TAP-Vid: A Benchmark for Tracking Any Point in a Video
This provides a benchmark for evaluating motion understanding in videos, addressing a gap in the field, though it is incremental as it builds on existing attention to point tracking.
The authors tackled the lack of a dataset for tracking arbitrary physical points on surfaces in videos by introducing TAP-Vid, a benchmark with real-world and synthetic videos, and showed that their TAP-Net model outperforms prior methods when trained on synthetic data.

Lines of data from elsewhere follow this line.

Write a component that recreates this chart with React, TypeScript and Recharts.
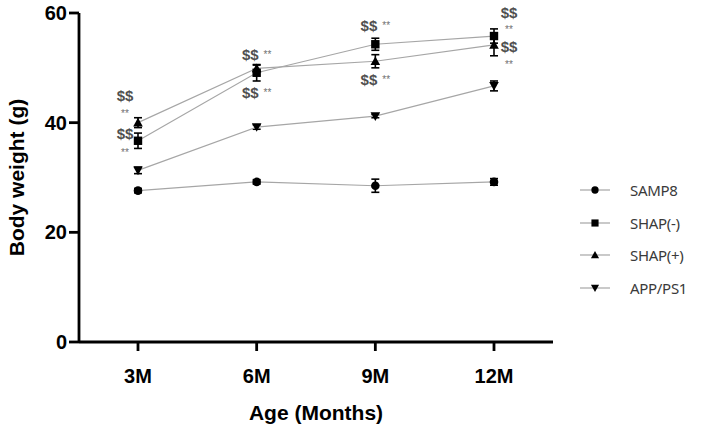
import React from 'react';
import {
  LineChart, Line, XAxis, YAxis, ErrorBar, Legend, ReferenceDot,
} from 'recharts';

const months = ['3M', '6M', '9M', '12M'];
const seriesNames = ['SAMP8', 'SHAP(-)', 'SHAP(+)', 'APP/PS1'];
const samp8 = [27.6, 29.2, 28.5, 29.2];
const samp8Err = [0.4, 0.4, 1.2, 0.6];
const shapNeg = [36.7, 49.1, 54.3, 55.8];
const shapNegErr = [1.4, 1.5, 1.1, 1.3];
const shapPos = [40.0, 49.9, 51.2, 54.2];
const shapPosErr = [0.9, 0.6, 1.2, 2.0];
const app = [31.3, 39.2, 41.2, 46.7];
const appErr = [0.6, 0.4, 0.3, 0.9];
const yTicks = [0, 20, 40, 60];

const annotations = [
  { month: '3M', value: 45.1, text: '$$', side: 'left' },
  { month: '3M', value: 41.8, text: '**', side: 'left' },
  { month: '3M', value: 38.1, text: '$$', side: 'left' },
  { month: '3M', value: 34.7, text: '**', side: 'left' },
  { month: '6M', value: 52.6, text: '$$ **', side: 'center' },
  { month: '6M', value: 45.6, text: '$$ **', side: 'center' },
  { month: '9M', value: 57.8, text: '$$ **', side: 'center' },
  { month: '9M', value: 48.0, text: '$$ **', side: 'center' },
  { month: '12M', value: 60.2, text: '$$', side: 'right' },
  { month: '12M', value: 57.1, text: '**', side: 'right' },
  { month: '12M', value: 54.0, text: '$$', side: 'right' },
  { month: '12M', value: 50.7, text: '**', side: 'right' },
];

const data = months.map((m, i) => ({
  month: m,
  samp8: samp8[i], samp8Err: samp8Err[i],
  shapNeg: shapNeg[i], shapNegErr: shapNegErr[i],
  shapPos: shapPos[i], shapPosErr: shapPosErr[i],
  app: app[i], appErr: appErr[i],
}));

const LINE = '#a6a6a6';
const BOLD = '"Liberation Sans", Arial, sans-serif';

function Marker({ cx, cy, kind, s = 1 }: any) {
  if (cx == null || cy == null) return null;
  if (kind === 'circle') return <circle cx={cx} cy={cy} r={4.3 * s} fill="#000" />;
  if (kind === 'square') {
    const h = 4.2 * s;
    return <rect x={cx - h} y={cy - h} width={2 * h} height={2 * h} fill="#000" />;
  }
  const h = 4.8 * s;
  if (kind === 'up') {
    return <path d={`M${cx},${cy - h} L${cx + h},${cy + h * 0.8} L${cx - h},${cy + h * 0.8} Z`} fill="#000" />;
  }
  return <path d={`M${cx},${cy + h} L${cx + h},${cy - h * 0.8} L${cx - h},${cy - h * 0.8} Z`} fill="#000" />;
}

const dotFor = (kind: string) => (p: any) => (
  <Marker key={`${kind}-${p.index}`} cx={p.cx} cy={p.cy} kind={kind} />
);

const kinds: Record<string, string> = {
  SAMP8: 'circle', 'SHAP(-)': 'square', 'SHAP(+)': 'up', 'APP/PS1': 'down',
};

function LegendContent() {
  return (
    <div>
      {seriesNames.map((name) => (
        <div key={name} style={{ display: 'flex', alignItems: 'center', height: 32.5 }}>
          <svg width={34} height={14} style={{ marginRight: 18 }}>
            <line x1={2} y1={7} x2={32} y2={7} stroke={LINE} strokeWidth={1.2} />
            <Marker cx={17} cy={7} kind={kinds[name]} s={0.85} />
          </svg>
          <span style={{ fontFamily: '"Noto Sans", sans-serif', fontSize: 15, color: '#3a3a3a', letterSpacing: -0.3 }}>{name}</span>
        </div>
      ))}
    </div>
  );
}

function AnnoShape({ cx, cy, text, side }: any) {
  const tokens = text.split(' ');
  let x = cx;
  if (side === 'left') { x = cx - 13; }
  if (side === 'right') { x = cx + 15; }
  return (
    <text x={x} y={cy} textAnchor="middle" dominantBaseline="central" fontFamily={BOLD}>
      {tokens.map((t: string, i: number) => (
        <tspan key={i} dx={i > 0 ? 5 : 0}
          fontSize={t === '$$' ? 15 : 10}
          fontWeight={t === '$$' ? 'bold' : 'normal'}
          fill={t === '$$' ? '#505050' : '#707070'}>{t}</tspan>
      ))}
    </text>
  );
}

export default function App() {
  return (
    <div style={{ position: 'absolute', left: 0, top: 0, background: '#fff' }}>
      <LineChart width={716} height={433} data={data}
        margin={{ top: 13, right: 163, bottom: 0, left: 0 }}>
        <XAxis dataKey="month" height={91} padding={{ left: 59, right: 59 }}
          axisLine={{ stroke: '#000', strokeWidth: 2.8 }}
          tickLine={{ stroke: '#000', strokeWidth: 2.8 }}
          tickSize={9} tickMargin={18}
          tick={{ fill: '#000', fontSize: 20, fontWeight: 'bold', fontFamily: BOLD }}
          label={{
            content: (p: any) => {
              const vb = p.viewBox;
              return <text x={vb.x + vb.width / 2} y={412} textAnchor="middle" dominantBaseline="central"
                fontFamily={BOLD} fontSize={21} fontWeight="bold" fill="#000">Age (Months)</text>;
            },
          }} />
        <YAxis domain={[0, 60]} ticks={yTicks} width={79} interval={0}
          axisLine={{ stroke: '#000', strokeWidth: 2.8 }}
          tickLine={{ stroke: '#000', strokeWidth: 2.8 }}
          tickSize={10} tickMargin={2}
          tick={{ fill: '#000', fontSize: 20, fontWeight: 'bold', fontFamily: BOLD }}
          label={{
            content: (p: any) => {
              const vb = p.viewBox;
              const cy = vb.y + vb.height / 2;
              return <text x={16} y={cy} transform={`rotate(-90, 16, ${cy})`} textAnchor="middle" dominantBaseline="central"
                fontFamily={BOLD} fontSize={21} fontWeight="bold" fill="#000">Body weight (g)</text>;
            },
          }} />
        <Legend layout="vertical" align="center" verticalAlign="middle"
          wrapperStyle={{ left: 578, top: 174, width: 140 }}
          content={<LegendContent />} />
        <Line name="SAMP8" dataKey="samp8" stroke={LINE} strokeWidth={1.2} dot={dotFor('circle')} isAnimationActive={false}>
          <ErrorBar dataKey="samp8Err" width={4} stroke="#000" strokeWidth={1.6} direction="y" />
        </Line>
        <Line name="SHAP(-)" dataKey="shapNeg" stroke={LINE} strokeWidth={1.2} dot={dotFor('square')} isAnimationActive={false}>
          <ErrorBar dataKey="shapNegErr" width={4} stroke="#000" strokeWidth={1.6} direction="y" />
        </Line>
        <Line name="SHAP(+)" dataKey="shapPos" stroke={LINE} strokeWidth={1.2} dot={dotFor('up')} isAnimationActive={false}>
          <ErrorBar dataKey="shapPosErr" width={4} stroke="#000" strokeWidth={1.6} direction="y" />
        </Line>
        <Line name="APP/PS1" dataKey="app" stroke={LINE} strokeWidth={1.2} dot={dotFor('down')} isAnimationActive={false}>
          <ErrorBar dataKey="appErr" width={4} stroke="#000" strokeWidth={1.6} direction="y" />
        </Line>
        {annotations.map((a, i) => (
          <ReferenceDot key={i} x={a.month} y={a.value} ifOverflow="visible" r={0}
            shape={(p: any) => <AnnoShape cx={p.cx} cy={p.cy} text={a.text} side={a.side} />} />
        ))}
      </LineChart>
    </div>
  );
}
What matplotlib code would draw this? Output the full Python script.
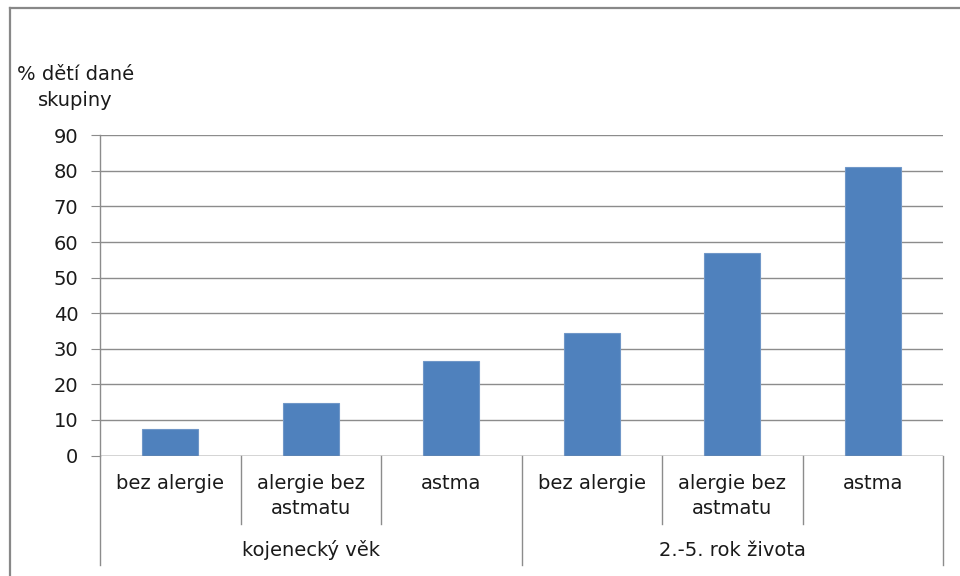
import matplotlib.pyplot as plt
import matplotlib.transforms as mtransforms
from matplotlib.lines import Line2D

categories = ["bez alergie", "alergie bez\nastmatu", "astma",
              "bez alergie", "alergie bez\nastmatu", "astma"]
groups = ["kojenecký věk", "2.-5. rok života"]
values = [7.5, 14.7, 26.5, 34.3, 56.8, 81.0]
yticks = [0, 10, 20, 30, 40, 50, 60, 70, 80, 90]

plt.rcParams['font.family'] = ['DejaVu Sans']
txt = '#1a1a1a'
grid = '#8c8c8c'
fs = 14

fig = plt.figure(figsize=(9.6, 5.76), dpi=100)
ax = fig.add_axes([100/960, 1 - 455.5/576, 843/960, 320.2/576])

x = list(range(len(values)))
ax.bar(x, values, width=0.4, color='#4F81BD', edgecolor='#7097c8', linewidth=0.8, zorder=3)

ax.set_xlim(-0.5, len(values) - 0.5)
ax.set_ylim(0, 90)
ax.set_yticks(yticks)
ax.set_yticklabels([str(v) for v in yticks], fontsize=fs, color=txt)
ax.tick_params(axis='y', length=6.5, width=0.8, color=grid, pad=9)
ax.set_xticks([])
ax.yaxis.grid(True, color=grid, linewidth=1.0)
ax.set_axisbelow(True)
for side in ['top', 'right', 'bottom']:
    ax.spines[side].set_visible(False)
ax.spines['left'].set_color(grid)
ax.spines['left'].set_linewidth(1.0)
ax.axhline(0, color=grid, linewidth=1.0, zorder=4)

# two-level category axis below the plot
trans = mtransforms.blended_transform_factory(ax.transData, ax.transAxes)
short_y = -(524 - 455.5) / 320.2
long_y = -(565 - 455.5) / 320.2
for b in [-0.5, 0.5, 1.5, 2.5, 3.5, 4.5, 5.5]:
    low = long_y if b in (-0.5, 2.5, 5.5) else short_y
    ax.add_artist(Line2D([b, b], [0, low], transform=trans, color=grid,
                         linewidth=1.0, clip_on=False))
for i, c in enumerate(categories):
    ax.text(i, -(474 - 455.5) / 320.2, c, transform=trans, ha='center', va='top',
            fontsize=fs, color=txt, linespacing=1.42)
for j, g in enumerate(groups):
    ax.text(1 + 3 * j, -(550 - 455.5) / 320.2, g, transform=trans, ha='center',
            va='center', fontsize=fs, color=txt)

fig.text(75.5/960, 1 - 87.5/576, "% dětí dané\nskupiny", ha='center', va='center',
         fontsize=fs, color=txt, linespacing=1.42)

# chart frame
fig.add_artist(Line2D([10/960, 10/960], [0, 1 - 8/576], color='#888888', linewidth=1.6))
fig.add_artist(Line2D([10/960, 1], [1 - 8/576, 1 - 8/576], color='#888888', linewidth=1.6))

fig.savefig('out.png', dpi=100)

Generic motion understanding from video involves not only tracking objects, but also perceiving how their surfaces deform and move. This information is useful to make inferences about 3D shape, physical properties and object interactions. While the problem of tracking arbitrary physical points on surfaces over longer video clips has received some attention, no dataset or benchmark for evaluation existed, until now. In this paper, we first formalize the problem, naming it tracking any point (TAP). We introduce a companion benchmark, TAP-Vid, which is composed of both real-world videos with accurate human annotations of point tracks, and synthetic videos with perfect ground-truth point tracks. Central to the construction of our benchmark is a novel semi-automatic crowdsourced pipeline which uses optical flow estimates to compensate for easier, short-term motion like camera shake, allowing annotators to focus on harder sections of video. We validate our pipeline on synthetic data and propose a simple end-to-end point tracking model TAP-Net, showing that it outperforms all prior methods on our benchmark when trained on synthetic data.